Figure 4.4. La Mojarra Stela 1. Basalt. Height 234 cm. Terminal Formative Period. Recent investigation at La Mojarra failed to reveal additional monuments. Taken from Fernando Winfield Capitaine, La Estela I de La Moharra, Veracruz, Mexico. Center for Maya Research, Washington D.D., fig. 7, drawing by George Stuart.

The stylistic differences between the glyphs and the figure have led to the suggestion that the text is a later addition to an existing monument and perhaps even a modern forgery. Other scholars accept the authenticity of the text, but suggest that the monument fell off the raft into the river in front of La Mojarra while in transit to some larger, more important center.

Today most authorities accept the authenticity and early date of the text. In 1993, linguists John S. Justeson and Terrence Kaufman proposed a widely accepted decipherment of the script, which they refer to as Epi-Olmec, and the La Mojarra text. They maintain that the Epi-Olmec script is in Zoquean languages still spoken in the greater Isthmian region. According to their reading, the La Mojarra stela documents the rise to power of the ruler depicted on it while mentioning warfare, ritual activity, and astronomical events.
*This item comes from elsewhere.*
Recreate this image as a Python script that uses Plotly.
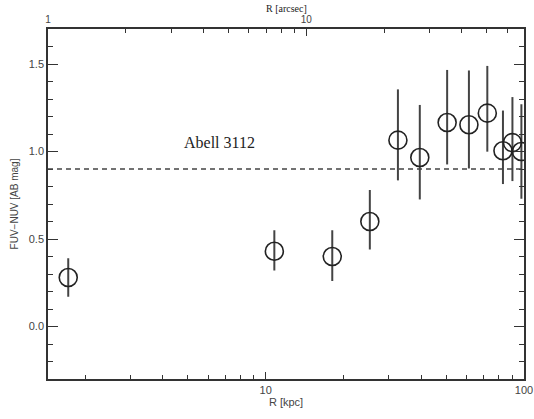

At the moment the stela is one of only four or five known Epi-Olmec texts; unfortunately, the others are too short to help epigraphers improve their understanding of the script. Many puzzles remain to be solved, despite the recent breakthrough by Justeson and Kaufman. Did the script originate in the southern Veracruz/greater Isthmian region or somewhere else? Do its roots lie in an undiscovered Olmec script? How is it related to later Classic Maya writing? Why did it disappear, apparently the only Mesoamerican writing system to die out in precolumbian times? Why is its only lengthy text, one of the longest inscriptions known on any precolumbian stone monument, found at such a modest archaeological site located in what appears to be a cultural backwater zone? These and similar issues will be resolved only after archaeologists recover additional inscriptions in controlled and well-documented excavations.